Reviewer: Alan Chin
Colm Toibin captures the mind and heart of Henry James, a novelist and playwright born into one of America’s first intellectual families two decades before the Civil War. James left his country to live with the privileged artists and writers in Paris, Rome, Venice and London. He lived the simple, lonely life that most dedicated writers live, often locked in a room with typewriter and his imagination. And when in public, he studied people and situations for inspiration for his stories.
Toibin captures the loneliness and longing, the joys and despair of a man wedded to his art, but never to a lover. Toibin suggests that James was gay, but paints a picture of a man who never resolved his sexual identity, and whose attempts at intimacy inevitably failed. Time and again, James, who is considered the master of psychological subtlety, is incapable of understanding his own heart and passionate longings.

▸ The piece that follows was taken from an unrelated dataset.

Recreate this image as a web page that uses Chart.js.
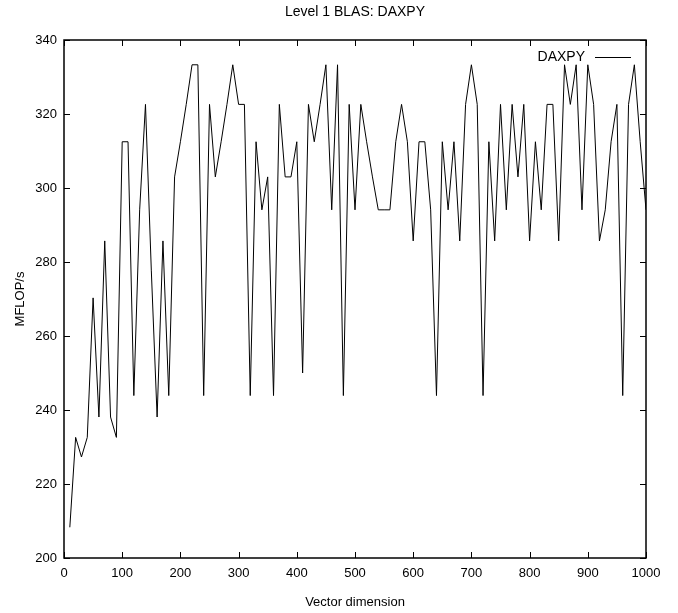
<!DOCTYPE html>
<html>
<head>
<meta charset="utf-8">
<title>Level 1 BLAS: DAXPY</title>
<script src="https://cdn.jsdelivr.net/npm/chart.js@4.4.1/dist/chart.umd.min.js"></script>
<style>
  html, body { margin: 0; padding: 0; background: #fff; }
  #wrap { width: 678px; height: 613px; }
</style>
</head>
<body>
<div id="wrap"><canvas id="chart" width="678" height="613"></canvas></div>
<script>
// vector dimensions (x)
const dims = [
  10, 20, 30, 40, 50, 60, 70, 80, 90, 100,
  110, 120, 130, 140, 150, 160, 170, 180, 190, 200,
  210, 220, 230, 240, 250, 260, 270, 280, 290, 300,
  310, 320, 330, 340, 350, 360, 370, 380, 390, 400,
  410, 420, 430, 440, 450, 460, 470, 480, 490, 500,
  510, 520, 530, 540, 550, 560, 570, 580, 590, 600,
  610, 620, 630, 640, 650, 660, 670, 680, 690, 700,
  710, 720, 730, 740, 750, 760, 770, 780, 790, 800,
  810, 820, 830, 840, 850, 860, 870, 880, 890, 900,
  910, 920, 930, 940, 950, 960, 970, 980, 990, 1000
];

// DAXPY MFLOP/s
const daxpy = [
  208.3, 232.6, 227.3, 232.6, 270.3, 238.1, 285.7, 238.1, 232.6, 312.5,
  312.5, 243.9, 294.1, 322.6, 277.8, 238.1, 285.7, 243.9, 303.0, 312.5,
  322.6, 333.3, 333.3, 243.9, 322.6, 303.0, 312.5, 322.6, 333.3, 322.6,
  322.6, 243.9, 312.5, 294.1, 303.0, 243.9, 322.6, 303.0, 303.0, 312.5,
  250.0, 322.6, 312.5, 322.6, 333.3, 294.1, 333.3, 243.9, 322.6, 294.1,
  322.6, 312.5, 303.0, 294.1, 294.1, 294.1, 312.5, 322.6, 312.5, 285.7,
  312.5, 312.5, 294.1, 243.9, 312.5, 294.1, 312.5, 285.7, 322.6, 333.3,
  322.6, 243.9, 312.5, 285.7, 322.6, 294.1, 322.6, 303.0, 322.6, 285.7,
  312.5, 294.1, 322.6, 322.6, 285.7, 333.3, 322.6, 333.3, 294.1, 333.3,
  322.6, 285.7, 294.1, 312.5, 322.6, 243.9, 322.6, 333.3, 312.5, 294.1
];

const xTicks = [0, 100, 200, 300, 400, 500, 600, 700, 800, 900, 1000];
const yTicks = [200, 220, 240, 260, 280, 300, 320, 340];

const FONT = { family: '"Liberation Sans", Arial, sans-serif', size: 13 };

// gnuplot-like frame with inward ticks on all four sides
const framePlugin = {
  id: "frame",
  afterDraw(chart) {
    const { ctx, chartArea: a, scales } = chart;
    const len = 6;
    ctx.save();
    ctx.strokeStyle = "#000";
    ctx.lineWidth = 1;
    ctx.beginPath();
    scales.x.ticks.forEach((t) => {
      const px = Math.round(scales.x.getPixelForValue(t.value)) + 0.5;
      ctx.moveTo(px, a.bottom);
      ctx.lineTo(px, a.bottom - len);
      ctx.moveTo(px, a.top);
      ctx.lineTo(px, a.top + len);
    });
    scales.y.ticks.forEach((t) => {
      const py = Math.round(scales.y.getPixelForValue(t.value)) + 0.5;
      ctx.moveTo(a.left, py);
      ctx.lineTo(a.left + len, py);
      ctx.moveTo(a.right, py);
      ctx.lineTo(a.right - len, py);
    });
    ctx.stroke();
    ctx.lineWidth = 1.5;
    ctx.strokeRect(Math.round(a.left), Math.round(a.top), Math.round(a.right - a.left), Math.round(a.bottom - a.top));

    // key, top right inside the plot
    const ky = a.top + 17;
    ctx.font = `14px ${FONT.family}`;
    ctx.fillStyle = "#000";
    ctx.textAlign = "right";
    ctx.textBaseline = "middle";
    ctx.fillText(chart.data.datasets[0].label, a.right - 61, ky);
    ctx.lineWidth = 1;
    ctx.beginPath();
    ctx.moveTo(a.right - 51, ky + 0.5);
    ctx.lineTo(a.right - 15, ky + 0.5);
    ctx.stroke();
    ctx.restore();
  },
};

function renderChart() {
  const ctx = document.getElementById("chart").getContext("2d");
  new Chart(ctx, {
    type: "line",
    data: {
      datasets: [
        {
          label: "DAXPY",
          data: dims.map((d, i) => ({ x: d, y: daxpy[i] })),
          borderColor: "#000",
          borderWidth: 1,
          pointRadius: 0,
          tension: 0,
          fill: false,
        },
      ],
    },
    options: {
      responsive: false,
      animation: false,
      layout: { padding: { left: 0, right: 32, top: 0, bottom: 0 } },
      plugins: {
        legend: { display: false },
        tooltip: { enabled: false },
        title: {
          display: true,
          text: "Level 1 BLAS: DAXPY",
          color: "#000",
          fullSize: false,
          font: { family: FONT.family, size: 14, weight: "normal" },
          padding: { top: 4, bottom: 19.2 },
        },
      },
      scales: {
        x: {
          type: "linear",
          min: 0,
          max: 1000,
          afterBuildTicks: (s) => { s.ticks = xTicks.map((v) => ({ value: v })); },
          afterFit: (s) => { s.height = 55; },
          grid: { display: false, drawTicks: false },
          border: { display: false },
          ticks: { color: "#000", font: FONT, padding: 8, maxRotation: 0, autoSkip: false, callback: (v) => String(v) },
          title: { display: true, text: "Vector dimension", color: "#000", font: FONT, padding: { top: 0, bottom: 3 } },
        },
        y: {
          type: "linear",
          min: 200,
          max: 340,
          afterBuildTicks: (s) => { s.ticks = yTicks.map((v) => ({ value: v })); },
          afterFit: (s) => { s.width = 64; },
          grid: { display: false, drawTicks: false },
          border: { display: false },
          ticks: { color: "#000", font: FONT, padding: 7, autoSkip: false, callback: (v) => String(v) },
          title: { display: true, text: "MFLOP/s", color: "#000", font: FONT, padding: { top: 13, bottom: 0 } },
        },
      },
    },
    plugins: [framePlugin],
  });
}

document.addEventListener("DOMContentLoaded", renderChart);
</script>
</body>
</html>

Toibin doesn’t tell a story of James’ life so much as he paints a detailed portrait of the writer’s perspective on life, love, death, and art. Toibin paints this portrait with supple, exquisitely modulated brush strokes that I found emotionally tense and moving.
I was reminded somewhat of how Michael Cunningham captured the mind and soul of Virginia Woolf in his novel The Hours. In the same way, through the eyes and heart of the artist, the reader sees the mystery of art itself. I found it utterly brilliant.
With superlative prose and a deep understanding of the writer’s life, Colm Toibin demonstrates that he, too, is a master.